VP Singh too, as an upper caste Thakur, could never compete with the rising OBC political juggernaut unleashed by the Mandalisation of north India. Once the Lalus and Mulayams had tasted power in the early 1990s, they were not going to share the power and the glory with anyone else. They had the political chutzpah and the confidence to build their own personality cults. VP, like Rao, passed away a sad, forlorn figure, aware that he was on the wrong side of a history that he had helped create.

And so to Advani, the man who has outlived his contemporaries. Through the 1980s and 1990s, Advani mentored a generation of young BJP leaders, including a certain Narendra Modi, who even was his charioteer during his Ayodhya rath yatra. Cut in the Hindutva cloth, some of these leaders showed the aptitude and the appetite to sharpen the ideological base which Advani had nurtured by adding the mantra of good governance.
None did it better than the Gujarat chief minister. Hindu nationalism plus ‘suraj’ (good governance): why would a younger, more restive BJP rank and file not back a new poster boy and discard the old warhorse? A demographic shift necessitated a political coup.

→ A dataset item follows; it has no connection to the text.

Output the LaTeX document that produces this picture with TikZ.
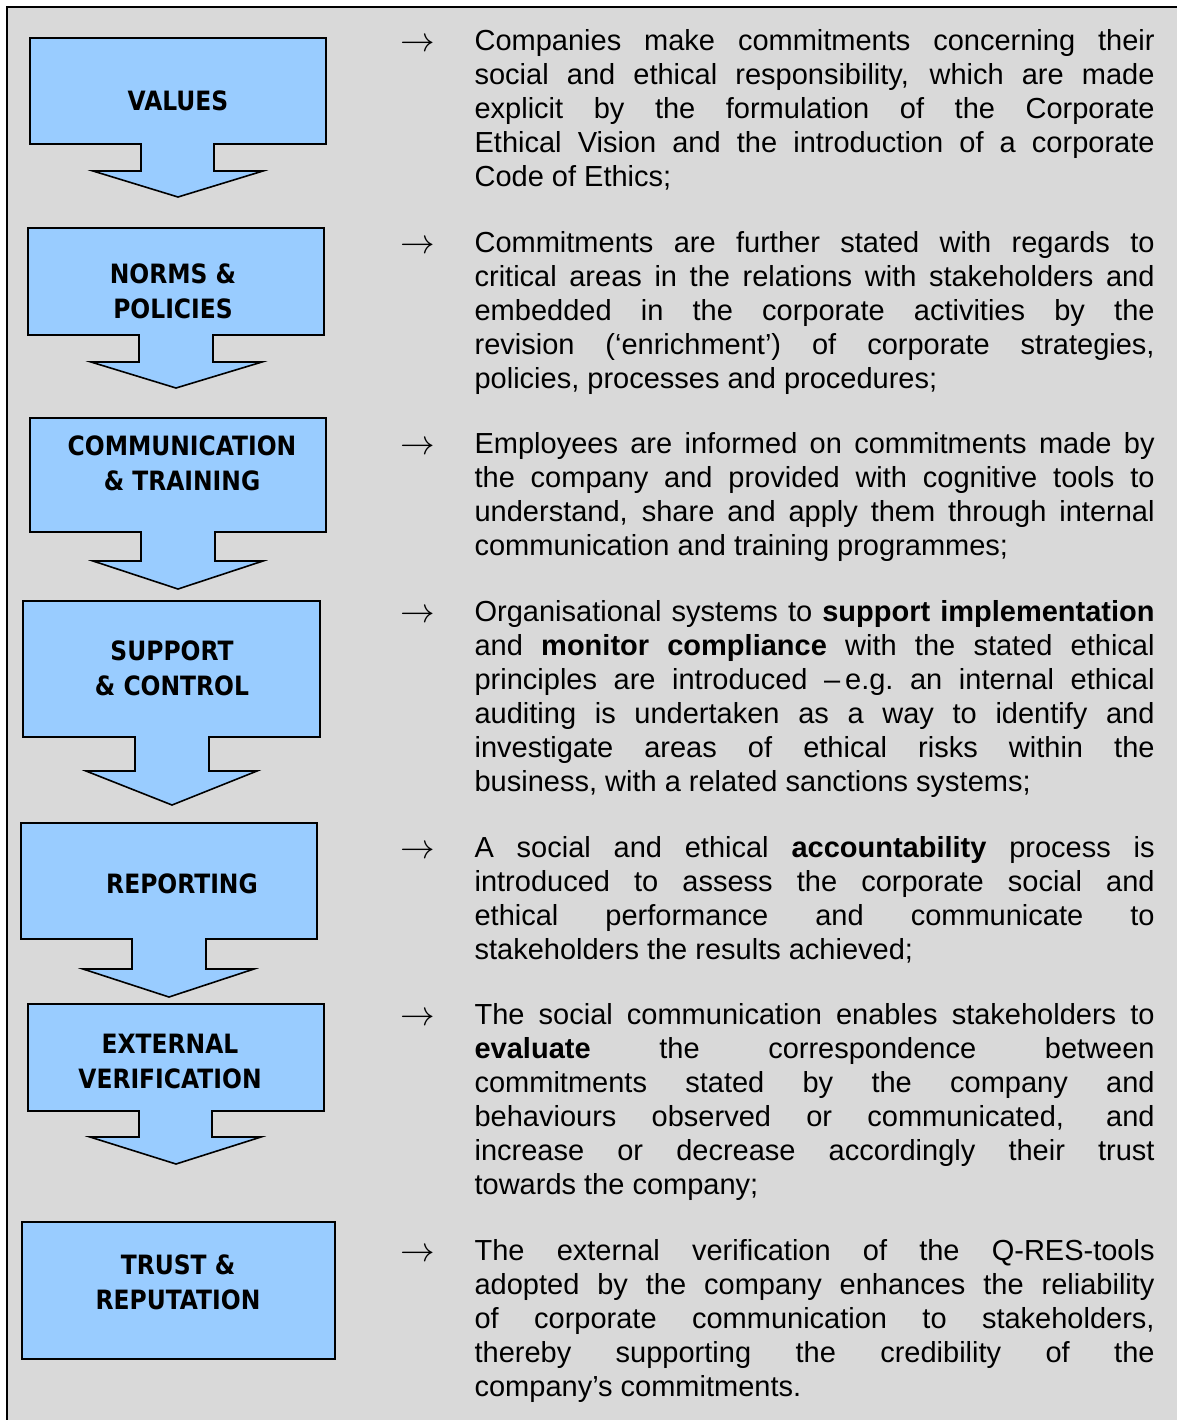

Ironically, it was to protect the original Hindutva constituency that Advani had chosen to insist on Modi continuing in Gandhinagar in the aftermath of the 2002 riots. Removing Modi at the time, felt the BJP’s ideologue, would send the wrong message to the party’s cadres. Among the many ‘what ifs’ in Indian political history we can add one more: what if during the BJP’s national executive in Panaji in 2002, the BJP had chosen to follow Vajpayee’s ‘rajdharma’ and change the Gujarat chief minister instead of following the Advani line? In his more reflective moments, the eternal political yatri must surely ask himself that question.

Post-script: Most pundits have been writing political obituaries of Advani. The fact is, similar epitaphs were written of Vajpayee in the early 90s after the rise of Advani. And yet, in 1996, coalition compulsions made the ‘inclusive’ Vajpayee the BJP’s prime ministerial choice. What if the NDA doesn’t get the 272-plus, a Modi candidacy promises? Will there be another final twist in the Advani saga?